We should not get a divorce. That is to separate what God has joined together. Moses permitted divorce in Israel because of their hardness of heart. But that does not mean God approved of it. He still doesn’t. It is sin. Among the Jews, there was a school of thought that it is permissible for a man to divorce his wife for any reason. If she argues too much. If he no longer finds her attractive. If she burns supper. Or if he’d simply prefer to marry someone else. Needless to say, this was very one sided and didn’t offer the woman much protection. Hardness of heart, indeed, on the part of such a husband. But today men and women divorce for any reason. And this is separating what God has joined together, profaning His gift, and rejecting His design for marriage, rejecting His very Word. There are two biblical reasons one may seek a divorce. One is when your spouse commits adultery. Jesus speaks of this in Matthew 19. The other is what we call malicious desertion. St. Paul writes about this in 1 Corinthians 7 where he says, if an unbelieving spouse separates from the believer, the believer is free. Otherwise they are to remain married. But even in these cases, divorce is tragic. It is “not good.” We should always pray for, and work towards, the maintenance of marriage, and the reconciliation of hurting and broken marriages.

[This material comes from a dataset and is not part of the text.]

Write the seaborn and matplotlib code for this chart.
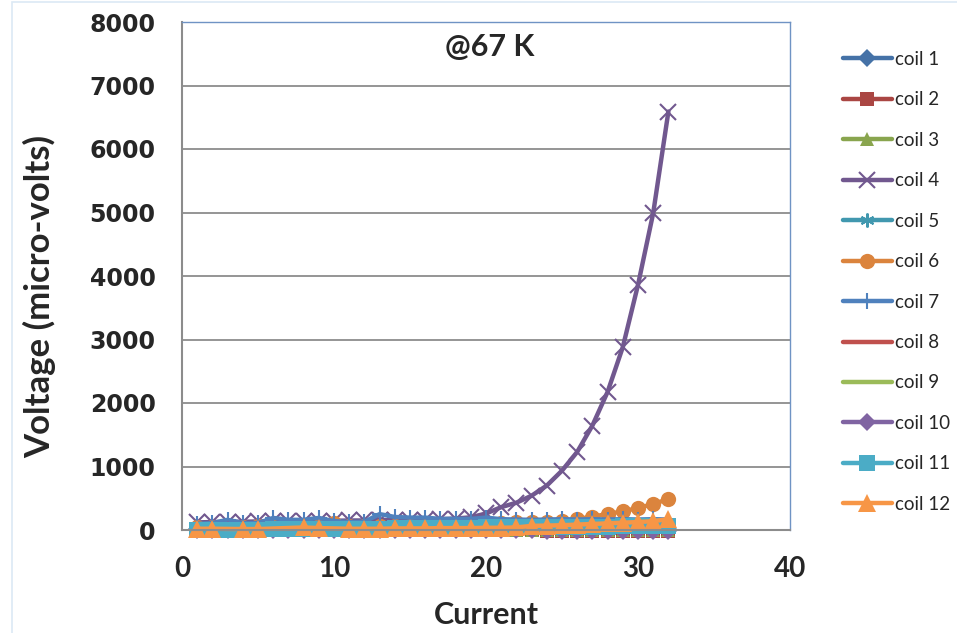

Now, I know some of you have experienced divorce, and I don’t necessarily know all the circumstances. But this is very important. For whatever reason you divorced, if you didn’t receive pastoral care, Confession and Absolution, the counsel of God’s holy Word, by all means, talk to me. And some of you have experience with the other ways I’ve mentioned that we profane God’s gift of Holy Matrimony, or with ways that I haven’t mentioned, and let me say again, if you haven’t already worked through that with pastoral care, my door is open. None of these are the unforgiveable sin. There is forgiveness and healing. Let’s talk. And some of you may be saying to yourself, “I haven’t sinned in any of those ways.” And if you are saying that, I urge you to take a closer look. Because I know that if you are a flesh and blood human being, and your name is not “Jesus Christ,” you have at least looked lustfully upon another, and you bear impurities within yourself. So we are all indicted. Repent, all of you. Repent, all of us.

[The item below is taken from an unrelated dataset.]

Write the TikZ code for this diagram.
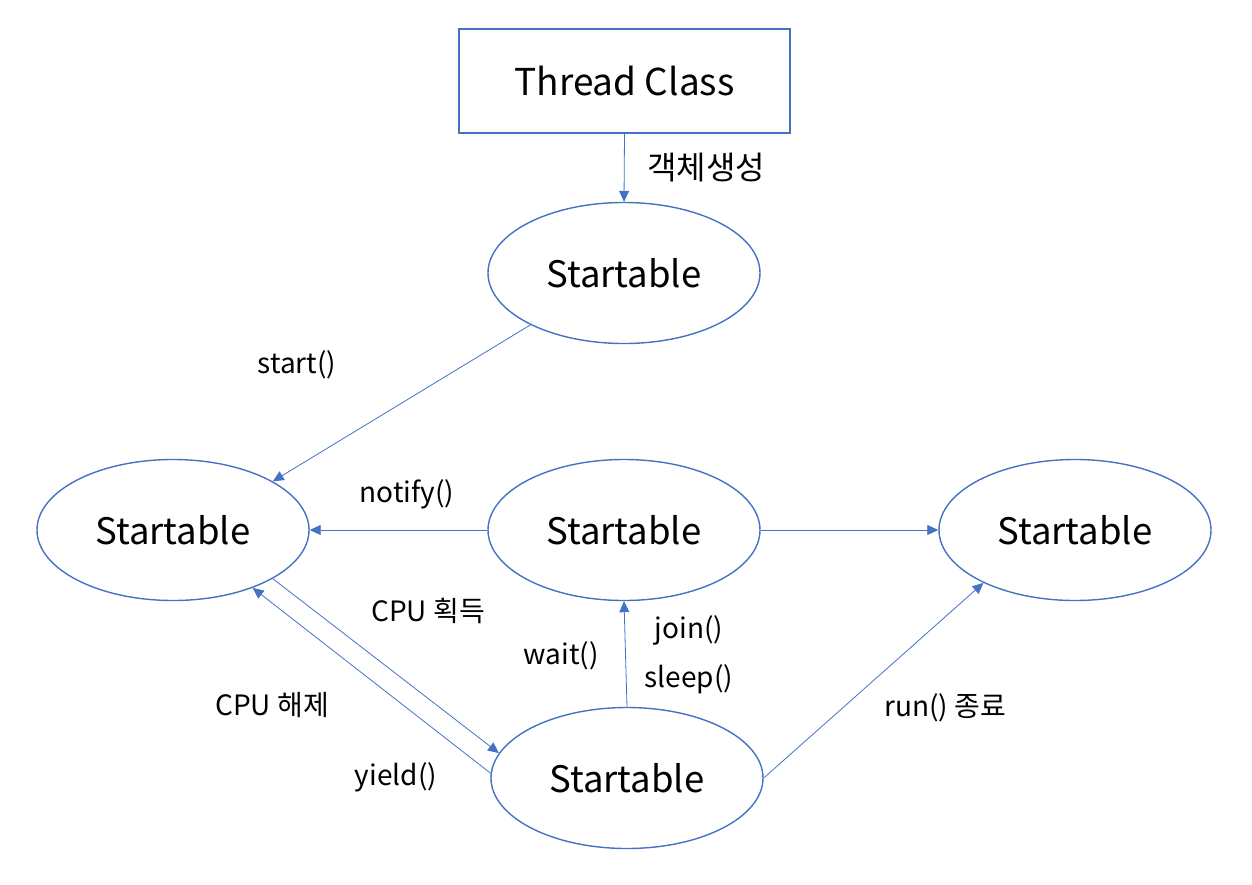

Thanks be to God, we have a faithful Bridegroom, Jesus. He does not profane God’s holy gift. He redeems it. Did you ever wonder why Jesus never married in His earthly life and ministry? Because He was already pledged in faithfulness to His Bride, the Church. And what does He do for her? For you? For me? … For all of our hardness of heart, our lust, our unchastity; for every way we profane his holy gift of marriage, whether as husbands and wives or as single people; for fornication, for adultery, for divorce… Jesus gives Himself into death, the death of the cross. Like Hosea, who pursued his unfaithful wife Gomer, to redeem her from a life of prostitution and immorality, to take her back into his covenant faithfulness, so our Lord Jesus pursues us, to redeem us from marital infidelities and sexual sins, from sins against God and against our own bodies, sins against our spouse and the bodies of others, sins against our own children. He pursues us, and redeems us, buying us back, not just with fifteen pieces of silver and a homer and lethech of barley (Hos. 3:2), but with His holy, precious blood, and by His innocent suffering and death. God put Jesus into a deep sleep, and from His side, by blood and water, He formed for Him, the Church. Our New Adam is risen from the dead, and God our heavenly Father marches us down the aisle, brings us to Him, and He lives for us in faithfulness, and gives His very life to us. He covers over our transgressions with His blood, and clothes us in His own righteousness, as Paul says, that He may present us to Himself as a splendid Bride, without spot or wrinkle or any such thing, holy and without blemish (Eph. 5:27). United to Him in Holy Marriage at the well of the baptismal font, He will never abandon us. He will never leave us or forsake us. What God has joined together, He will not separate.
And now He calls us to live faithfully in Him. Husband and wife, one man and one woman, united until death parts them, one flesh, giving themselves to each other, in love and fidelity. Husbands sacrificing themselves as the icon of Christ for their wives. Wives submitting as the icon of the Church to the providence, protection, and headship of their husbands. Spouses being fruitful and multiplying, as God has blessed. Singles living in chastity, looking to the Lord for fulfillment and joy, and if they desire a spouse, waiting upon the Lord in prayer and faith, that He will provide, or give them the strength to endure, asking that His will be done on earth as it is in heaven. Fathers and mothers, tending and caring for the fruit of their union, bringing their children to Jesus that He might touch them and make them His own in Holy Baptism, and bless them with His Word in His Church as their parents raise them up in the fear and admonition of the Lord (Eph. 6:4). This is “very good,” communion with God, communion with one another, that we not be alone.
All leading toward the great Marriage Feast to end all marriage feasts, the Marriage Supper of the Lamb and His Bride, the Church, the New Jerusalem, coming down out of heaven from God (Rev. 21:10). Holy Marriage is for this life. In heaven, we will neither marry, nor be given in marriage (Mark 12:25). But God gives marriage here for companionship, for procreation and rearing of children, and for our enjoyment of holy sexuality. And to point to something greater. To be the living picture of what is to come. The consummation of Christ’s marriage to His Bride for all eternity. You are radiant in His sight. You are holy. You are righteous. Your sins are forgiven. All of them. And He is coming to take you to Himself, into His Kingdom, and His Home, forever. All that is His is yours. And you are His. Rejoice. There is no deficiency in this Paradise. It is not only “very good.” It is perfect. You will see. In the Name of the Father, and of the Son X, and of the Holy Spirit. Amen.